Viviane’s saga unfolds in the dingy, cramped hearing room of a Jewish religious court–the only kind of court in Israel that can marry and divorce people. The story of the couple’s somewhat mysterious but clearly miserable marriage is told from multiple perspectives, as neighbors and family members are drawn in, often reluctantly and occasionally hilariously, to give testimony. At the center of the proceedings sits Viviane, played with beautiful restraint by Ronit Elkabetz. She’s sad, exhausted, and increasingly desperate, but determined to win her freedom despite her husband’s manipulation of a court system that grants women only the semblance of civil rights.
Viviane is silent for much of the proceedings (she is much spoken of, but rarely speaks) and a lot of the drama is generated by tight reaction shots of her face as it reflects her mounting sorrow, frustration and humiliation as the case is dragged on by increments for three weeks, six months, two years, then five.
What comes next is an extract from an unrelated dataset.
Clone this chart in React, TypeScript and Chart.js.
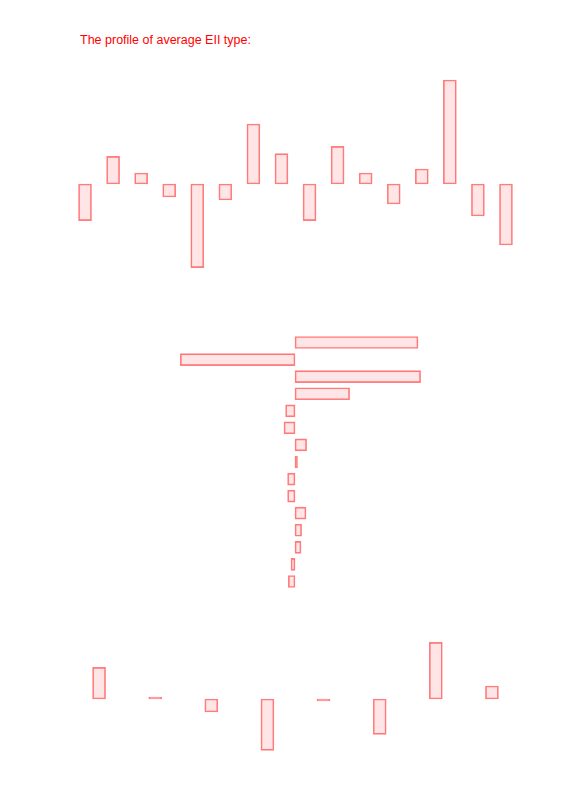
import React, { useEffect, useRef } from 'react';
import { Chart, registerables } from 'chart.js';

Chart.register(...registerables);

// top panel: 16 scales of the profile
const topCategories = ['1', '2', '3', '4', '5', '6', '7', '8', '9', '10', '11', '12', '13', '14', '15', '16'];
const topValues = [-36.7, 27.6, 11, -13, -83.7, -16, 60, 30.3, -36.7, 37.6, 11, -20, 15, 104, -32, -61];

// middle panel: 15 horizontal bars
const midCategories = ['1', '2', '3', '4', '5', '6', '7', '8', '9', '10', '11', '12', '13', '14', '15'];
const midValues = [123, -114.7, 125.6, 54.6, -9.4, -11, 11.6, 2.5, -7.4, -7.4, 11, 6.6, 6, -4, -6.7];

// bottom panel: 8 bars
const bottomCategories = ['1', '2', '3', '4', '5', '6', '7', '8'];
const bottomValues = [31.6, 2, -13, -51.4, -2, -35.4, 56.6, 13];

const BORDER = 'rgba(255, 0, 0, 0.5)';
const FILL = 'rgba(255, 0, 0, 0.1)';

function makeChart(
  canvas: HTMLCanvasElement,
  labels: string[],
  values: number[],
  horizontal: boolean,
  range: number,
  thickness: number
) {
  const valueAxis = horizontal ? 'x' : 'y';
  const catAxis = horizontal ? 'y' : 'x';
  return new Chart(canvas, {
    type: 'bar',
    data: {
      labels,
      datasets: [
        {
          data: values,
          backgroundColor: FILL,
          borderColor: BORDER,
          borderWidth: 1,
          borderSkipped: false,
          barThickness: thickness,
        },
      ],
    },
    options: {
      indexAxis: horizontal ? 'y' : 'x',
      responsive: false,
      animation: false,
      layout: { padding: 0 },
      plugins: {
        legend: { display: false },
        tooltip: { enabled: false },
        title: { display: false },
      },
      scales: {
        [catAxis]: { display: false },
        [valueAxis]: { display: false, min: -range, max: range },
      },
    },
  });
}

export default function App() {
  const topRef = useRef<HTMLCanvasElement>(null);
  const midRef = useRef<HTMLCanvasElement>(null);
  const bottomRef = useRef<HTMLCanvasElement>(null);

  useEffect(() => {
    const charts: Chart[] = [];
    if (topRef.current) charts.push(makeChart(topRef.current, topCategories, topValues, false, 110, 13));
    if (midRef.current) charts.push(makeChart(midRef.current, midCategories, midValues, true, 130, 12));
    if (bottomRef.current) charts.push(makeChart(bottomRef.current, bottomCategories, bottomValues, false, 60, 13));
    return () => {
      charts.forEach(c => c.destroy());
    };
  }, []);

  return (
    <div style={{ position: 'absolute', left: 0, top: 0, width: 566, height: 800, background: '#fff' }}>
      <div
        style={{
          position: 'absolute',
          left: 80,
          top: 34,
          fontFamily: '"Liberation Sans", Arial, sans-serif',
          fontSize: 12.5,
          lineHeight: '12.5px',
          color: '#ff0000',
          whiteSpace: 'nowrap',
        }}
      >
        The profile of average EII type:
      </div>
      <canvas ref={topRef} width={449} height={220} style={{ position: 'absolute', left: 71, top: 74 }} />
      <canvas ref={midRef} width={260} height={256} style={{ position: 'absolute', left: 165, top: 334 }} />
      <canvas ref={bottomRef} width={449} height={120} style={{ position: 'absolute', left: 71, top: 639 }} />
    </div>
  );
}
The film tracks the passage of time with subtitles, so the audience’s anger builds along with Viviane’s, watching as her husband delays and skips hearings.
The Mill Valley Film Festival audience I saw it with suffered along with the movie’s heroine, groaning audibly when her husband orchestrated delay after painful delay. “Gett” is the third film in a trilogy about this couple, and as a viewer who hadn’t seen the first two movies I noticed the gaps in my understanding of how and why the Amsalem marriage fell apart. I had questions about their relationship the movie never answered. But the larger story surrounding the marriage, the story of a woman denied basic rights by her community, is enough to propel the narrative.
In case you think the story of an Orthodox woman in Israel is too distant to be relevant, remember that there are chained women in the US, in Western Europe; basically anywhere there are large Orthodox Jewish communities, there may be women unwillingly shackled to broken marriages and hostile husbands. By the film’s end viewers, who have been through so much with Viviane, can understand the ultimate sacrifice she considers making to gain her freedom at last. Viviane’s story will resonate with anyone who’s ever had to choose between community and autonomy, between tradition and self-determination.
“Gett” is in Hebrew and French with English subtitles.